◆ TASK INSTRUCTIONS: Copy each line exactly. Drop every picture.

▼

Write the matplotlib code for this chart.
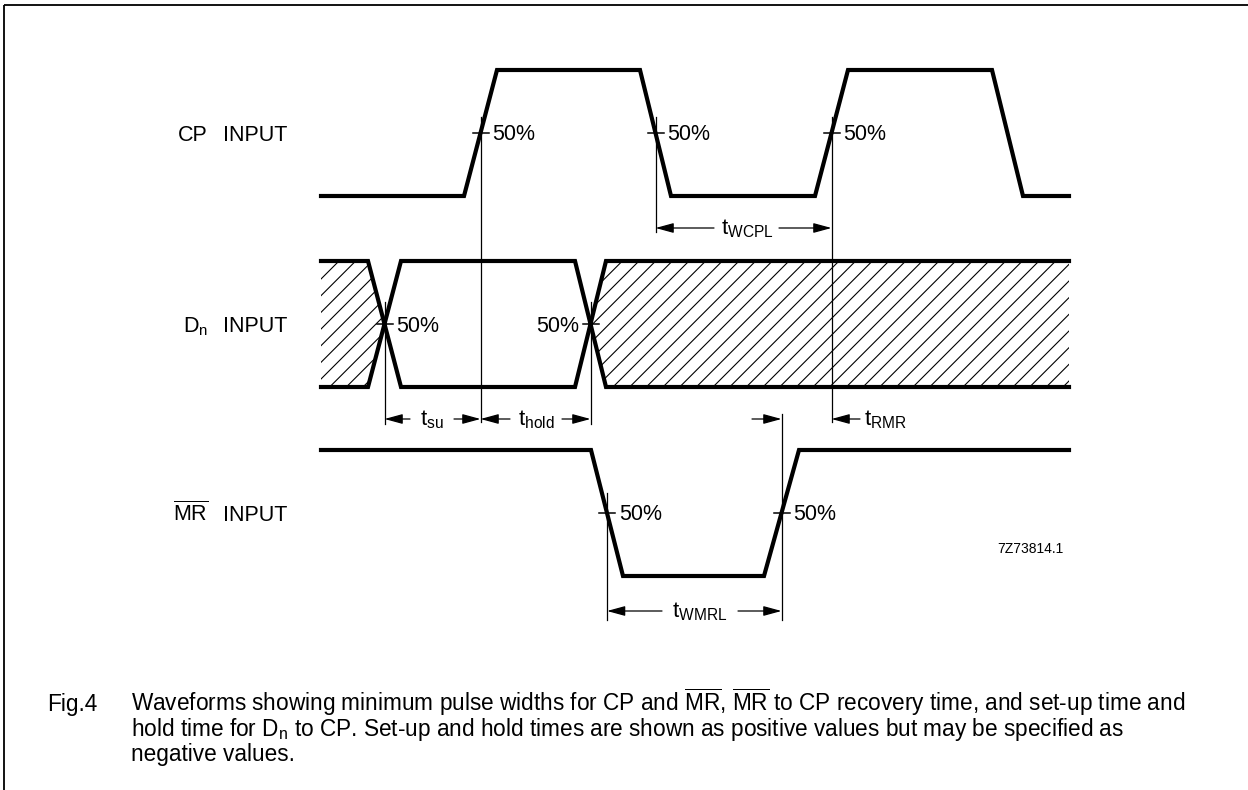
import matplotlib
matplotlib.use('Agg')
import matplotlib.pyplot as plt

plt.rcParams['font.family'] = ['Liberation Sans', 'DejaVu Sans']
plt.rcParams['mathtext.fontset'] = 'custom'
plt.rcParams['mathtext.rm'] = 'Liberation Sans'
plt.rcParams['mathtext.it'] = 'Liberation Sans:italic'
plt.rcParams['mathtext.bf'] = 'Liberation Sans:bold'
plt.rcParams['hatch.linewidth'] = 0.8

# ---------------- data (edge times, logic levels) ----------------
CP_T = [321, 464, 497, 640, 671, 815, 848, 992, 1023, 1069]
CP_LEVEL = [0, 0, 1, 1, 0, 0, 1, 1, 0, 0]
DN_T = [321, 368, 401, 575, 606, 1069]
DN_A = [1, 1, 0, 0, 1, 1]
DN_B = [0, 0, 1, 1, 0, 0]
MR_T = [321, 591, 623, 764, 799, 1069]
MR_LEVEL = [1, 1, 0, 0, 1, 1]

SIGNAL_PREFIX = ['CP', r'D$_\mathrm{n}$', r'$\overline{\mathrm{MR}}$']
SIGNAL_SUFFIX = 'INPUT'
DIM_LABELS = [r't$_\mathrm{su}$', r't$_\mathrm{hold}$', r't$_\mathrm{WCPL}$',
              r't$_\mathrm{RMR}$', r't$_\mathrm{WMRL}$']
PCT = '50%'
CODE = '7Z73814.1'
CAPTION_TAG = 'Fig.4'
CAPTION_LINES = [
    r'Waveforms showing minimum pulse widths for CP and $\overline{\mathrm{MR}}$, '
    r'$\overline{\mathrm{MR}}$ to CP recovery time, and set-up time and',
    r'hold time for D$_\mathrm{n}$ to CP. Set-up and hold times are shown as positive values but may be specified as',
    'negative values.',
]

# ---------------- layout ----------------
W, H = 1248, 790
ROW_BASE = [196, 387, 576]
AMP = 126
THICK = 3.0
THIN = 0.9
DIM_FS = 16

fig = plt.figure(figsize=(W / 100, H / 100), dpi=100)
ax = fig.add_axes([0, 0, 1, 1])
ax.set_xlim(0, W)
ax.set_ylim(H, 0)
ax.axis('off')

# frame
ax.plot([4, W], [5, 5], color='k', lw=1.3, solid_capstyle='butt')
ax.plot([4, 4], [5, H], color='k', lw=1.3, solid_capstyle='butt')


def ys(levels, base):
    return [base - l * AMP for l in levels]


def crossings(t, lv):
    out = []
    for i in range(len(t) - 1):
        if lv[i] != lv[i + 1]:
            out.append((t[i] + t[i + 1]) / 2)
    return out


# waveforms
ax.plot(CP_T, ys(CP_LEVEL, ROW_BASE[0]), color='k', lw=THICK, solid_joinstyle='miter')
ax.plot(DN_T, ys(DN_A, ROW_BASE[1]), color='k', lw=THICK, solid_joinstyle='miter')
ax.plot(DN_T, ys(DN_B, ROW_BASE[1]), color='k', lw=THICK, solid_joinstyle='miter')
ax.plot(MR_T, ys(MR_LEVEL, ROW_BASE[2]), color='k', lw=THICK, solid_joinstyle='miter')

# hatched (don't care) regions of Dn
dn_x = crossings(DN_T, DN_A)
top_y = ROW_BASE[1] - AMP
bot_y = ROW_BASE[1]
mid_y = ROW_BASE[1] - AMP / 2
ax.fill([DN_T[0], DN_T[1], dn_x[0], DN_T[1], DN_T[0]],
        [top_y, top_y, mid_y, bot_y, bot_y],
        facecolor='none', edgecolor='k', lw=0, hatch='//')
ax.fill([DN_T[4], DN_T[5], DN_T[5], DN_T[4], dn_x[1]],
        [top_y, top_y, bot_y, bot_y, mid_y],
        facecolor='none', edgecolor='k', lw=0, hatch='//')

cp_x = crossings(CP_T, CP_LEVEL)
mr_x = crossings(MR_T, MR_LEVEL)
cp_mid = ROW_BASE[0] - AMP / 2
mr_mid = ROW_BASE[2] - AMP / 2

# reference lines: (x, ytop, ybot)
refs = [
    (cp_x[0], cp_mid - 16, 422),
    (cp_x[1], cp_mid - 16, 232),
    (cp_x[2], cp_mid - 16, 422),
    (dn_x[0], mid_y - 22, 424),
    (dn_x[1], mid_y - 22, 424),
    (mr_x[0], mr_mid - 20, 620),
    (mr_x[1], 414, 620),
]
for x, y0, y1 in refs:
    ax.plot([x, x], [y0, y1], color='k', lw=THIN)

# 50% ticks and labels: (x, y, side)
marks = [
    (cp_x[0], cp_mid, 'r'), (cp_x[1], cp_mid, 'r'), (cp_x[2], cp_mid, 'r'),
    (dn_x[0], mid_y, 'r'), (dn_x[1], mid_y, 'l'),
    (mr_x[0], mr_mid, 'r'), (mr_x[1], mr_mid, 'r'),
]
for x, y, side in marks:
    ax.plot([x - 8, x + 8], [y, y], color='k', lw=1.1)
    if side == 'r':
        ax.text(x + 12, y + 7.5, PCT, ha='left', va='baseline', fontsize=15.5)
    else:
        ax.text(x - 11, y + 7.5, PCT, ha='right', va='baseline', fontsize=15.5)

# signal labels
for base, pre in zip(ROW_BASE, SIGNAL_PREFIX):
    yb = base - AMP / 2 + 8
    ax.text(208, yb, pre, ha='right', va='baseline', fontsize=15.5)
    ax.text(223, yb, SIGNAL_SUFFIX, ha='left', va='baseline', fontsize=15.5)


def arrow(tip, tail, y):
    ax.annotate('', xy=(tip, y), xytext=(tail, y),
                arrowprops=dict(arrowstyle='-|>,head_length=1.1,head_width=0.3',
                                mutation_scale=10, color='k', lw=THIN,
                                shrinkA=0, shrinkB=0))


# dimension annotations
y_a = 419
arrow(dn_x[0], 410, y_a); arrow(cp_x[0], 454, y_a)
ax.text(432, y_a + 6, DIM_LABELS[0], ha='center', va='baseline', fontsize=DIM_FS)
arrow(cp_x[0], 510, y_a); arrow(dn_x[1], 562, y_a)
ax.text(536, y_a + 6, DIM_LABELS[1], ha='center', va='baseline', fontsize=DIM_FS)

y_w = 228
arrow(cp_x[1], 714, y_w); arrow(cp_x[2], 779, y_w)
ax.text(747, y_w + 6, DIM_LABELS[2], ha='center', va='baseline', fontsize=DIM_FS)

arrow(mr_x[1], 752, y_a); arrow(cp_x[2], 860, y_a)
ax.text(864, y_a + 6, DIM_LABELS[3], ha='left', va='baseline', fontsize=DIM_FS)

y_m = 611
arrow(mr_x[0], 662, y_m); arrow(mr_x[1], 738, y_m)
ax.text(700, y_m + 6, DIM_LABELS[4], ha='center', va='baseline', fontsize=DIM_FS)

ax.text(1030, 553, CODE, ha='center', va='baseline', fontsize=10)

# caption
cap_fs = 16.3
ax.text(47, 711, CAPTION_TAG, ha='left', va='baseline', fontsize=cap_fs)
for i, line in enumerate(CAPTION_LINES):
    ax.text(131, 711 + 25 * i, line, ha='left', va='baseline', fontsize=cap_fs)

fig.savefig('out.png', dpi=100)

▲

◆ FINAL RESULT:
Write the matplotlib code for this chart.
import matplotlib
matplotlib.use('Agg')
import matplotlib.pyplot as plt

plt.rcParams['font.family'] = ['Liberation Sans', 'DejaVu Sans']
plt.rcParams['mathtext.fontset'] = 'custom'
plt.rcParams['mathtext.rm'] = 'Liberation Sans'
plt.rcParams['mathtext.it'] = 'Liberation Sans:italic'
plt.rcParams['mathtext.bf'] = 'Liberation Sans:bold'
plt.rcParams['hatch.linewidth'] = 0.8

# ---------------- data (edge times, logic levels) ----------------
CP_T = [321, 464, 497, 640, 671, 815, 848, 992, 1023, 1069]
CP_LEVEL = [0, 0, 1, 1, 0, 0, 1, 1, 0, 0]
DN_T = [321, 368, 401, 575, 606, 1069]
DN_A = [1, 1, 0, 0, 1, 1]
DN_B = [0, 0, 1, 1, 0, 0]
MR_T = [321, 591, 623, 764, 799, 1069]
MR_LEVEL = [1, 1, 0, 0, 1, 1]

SIGNAL_PREFIX = ['CP', r'D$_\mathrm{n}$', r'$\overline{\mathrm{MR}}$']
SIGNAL_SUFFIX = 'INPUT'
DIM_LABELS = [r't$_\mathrm{su}$', r't$_\mathrm{hold}$', r't$_\mathrm{WCPL}$',
              r't$_\mathrm{RMR}$', r't$_\mathrm{WMRL}$']
PCT = '50%'
CODE = '7Z73814.1'
CAPTION_TAG = 'Fig.4'
CAPTION_LINES = [
    r'Waveforms showing minimum pulse widths for CP and $\overline{\mathrm{MR}}$, '
    r'$\overline{\mathrm{MR}}$ to CP recovery time, and set-up time and',
    r'hold time for D$_\mathrm{n}$ to CP. Set-up and hold times are shown as positive values but may be specified as',
    'negative values.',
]

# ---------------- layout ----------------
W, H = 1248, 790
ROW_BASE = [196, 387, 576]
AMP = 126
THICK = 3.0
THIN = 0.9
DIM_FS = 16

fig = plt.figure(figsize=(W / 100, H / 100), dpi=100)
ax = fig.add_axes([0, 0, 1, 1])
ax.set_xlim(0, W)
ax.set_ylim(H, 0)
ax.axis('off')

# frame
ax.plot([4, W], [5, 5], color='k', lw=1.3, solid_capstyle='butt')
ax.plot([4, 4], [5, H], color='k', lw=1.3, solid_capstyle='butt')


def ys(levels, base):
    return [base - l * AMP for l in levels]


def crossings(t, lv):
    out = []
    for i in range(len(t) - 1):
        if lv[i] != lv[i + 1]:
            out.append((t[i] + t[i + 1]) / 2)
    return out


# waveforms
ax.plot(CP_T, ys(CP_LEVEL, ROW_BASE[0]), color='k', lw=THICK, solid_joinstyle='miter')
ax.plot(DN_T, ys(DN_A, ROW_BASE[1]), color='k', lw=THICK, solid_joinstyle='miter')
ax.plot(DN_T, ys(DN_B, ROW_BASE[1]), color='k', lw=THICK, solid_joinstyle='miter')
ax.plot(MR_T, ys(MR_LEVEL, ROW_BASE[2]), color='k', lw=THICK, solid_joinstyle='miter')

# hatched (don't care) regions of Dn
dn_x = crossings(DN_T, DN_A)
top_y = ROW_BASE[1] - AMP
bot_y = ROW_BASE[1]
mid_y = ROW_BASE[1] - AMP / 2
ax.fill([DN_T[0], DN_T[1], dn_x[0], DN_T[1], DN_T[0]],
        [top_y, top_y, mid_y, bot_y, bot_y],
        facecolor='none', edgecolor='k', lw=0, hatch='//')
ax.fill([DN_T[4], DN_T[5], DN_T[5], DN_T[4], dn_x[1]],
        [top_y, top_y, bot_y, bot_y, mid_y],
        facecolor='none', edgecolor='k', lw=0, hatch='//')

cp_x = crossings(CP_T, CP_LEVEL)
mr_x = crossings(MR_T, MR_LEVEL)
cp_mid = ROW_BASE[0] - AMP / 2
mr_mid = ROW_BASE[2] - AMP / 2

# reference lines: (x, ytop, ybot)
refs = [
    (cp_x[0], cp_mid - 16, 422),
    (cp_x[1], cp_mid - 16, 232),
    (cp_x[2], cp_mid - 16, 422),
    (dn_x[0], mid_y - 22, 424),
    (dn_x[1], mid_y - 22, 424),
    (mr_x[0], mr_mid - 20, 620),
    (mr_x[1], 414, 620),
]
for x, y0, y1 in refs:
    ax.plot([x, x], [y0, y1], color='k', lw=THIN)

# 50% ticks and labels: (x, y, side)
marks = [
    (cp_x[0], cp_mid, 'r'), (cp_x[1], cp_mid, 'r'), (cp_x[2], cp_mid, 'r'),
    (dn_x[0], mid_y, 'r'), (dn_x[1], mid_y, 'l'),
    (mr_x[0], mr_mid, 'r'), (mr_x[1], mr_mid, 'r'),
]
for x, y, side in marks:
    ax.plot([x - 8, x + 8], [y, y], color='k', lw=1.1)
    if side == 'r':
        ax.text(x + 12, y + 7.5, PCT, ha='left', va='baseline', fontsize=15.5)
    else:
        ax.text(x - 11, y + 7.5, PCT, ha='right', va='baseline', fontsize=15.5)

# signal labels
for base, pre in zip(ROW_BASE, SIGNAL_PREFIX):
    yb = base - AMP / 2 + 8
    ax.text(208, yb, pre, ha='right', va='baseline', fontsize=15.5)
    ax.text(223, yb, SIGNAL_SUFFIX, ha='left', va='baseline', fontsize=15.5)


def arrow(tip, tail, y):
    ax.annotate('', xy=(tip, y), xytext=(tail, y),
                arrowprops=dict(arrowstyle='-|>,head_length=1.1,head_width=0.3',
                                mutation_scale=10, color='k', lw=THIN,
                                shrinkA=0, shrinkB=0))


# dimension annotations
y_a = 419
arrow(dn_x[0], 410, y_a); arrow(cp_x[0], 454, y_a)
ax.text(432, y_a + 6, DIM_LABELS[0], ha='center', va='baseline', fontsize=DIM_FS)
arrow(cp_x[0], 510, y_a); arrow(dn_x[1], 562, y_a)
ax.text(536, y_a + 6, DIM_LABELS[1], ha='center', va='baseline', fontsize=DIM_FS)

y_w = 228
arrow(cp_x[1], 714, y_w); arrow(cp_x[2], 779, y_w)
ax.text(747, y_w + 6, DIM_LABELS[2], ha='center', va='baseline', fontsize=DIM_FS)

arrow(mr_x[1], 752, y_a); arrow(cp_x[2], 860, y_a)
ax.text(864, y_a + 6, DIM_LABELS[3], ha='left', va='baseline', fontsize=DIM_FS)

y_m = 611
arrow(mr_x[0], 662, y_m); arrow(mr_x[1], 738, y_m)
ax.text(700, y_m + 6, DIM_LABELS[4], ha='center', va='baseline', fontsize=DIM_FS)

ax.text(1030, 553, CODE, ha='center', va='baseline', fontsize=10)

# caption
cap_fs = 16.3
ax.text(47, 711, CAPTION_TAG, ha='left', va='baseline', fontsize=cap_fs)
for i, line in enumerate(CAPTION_LINES):
    ax.text(131, 711 + 25 * i, line, ha='left', va='baseline', fontsize=cap_fs)

fig.savefig('out.png', dpi=100)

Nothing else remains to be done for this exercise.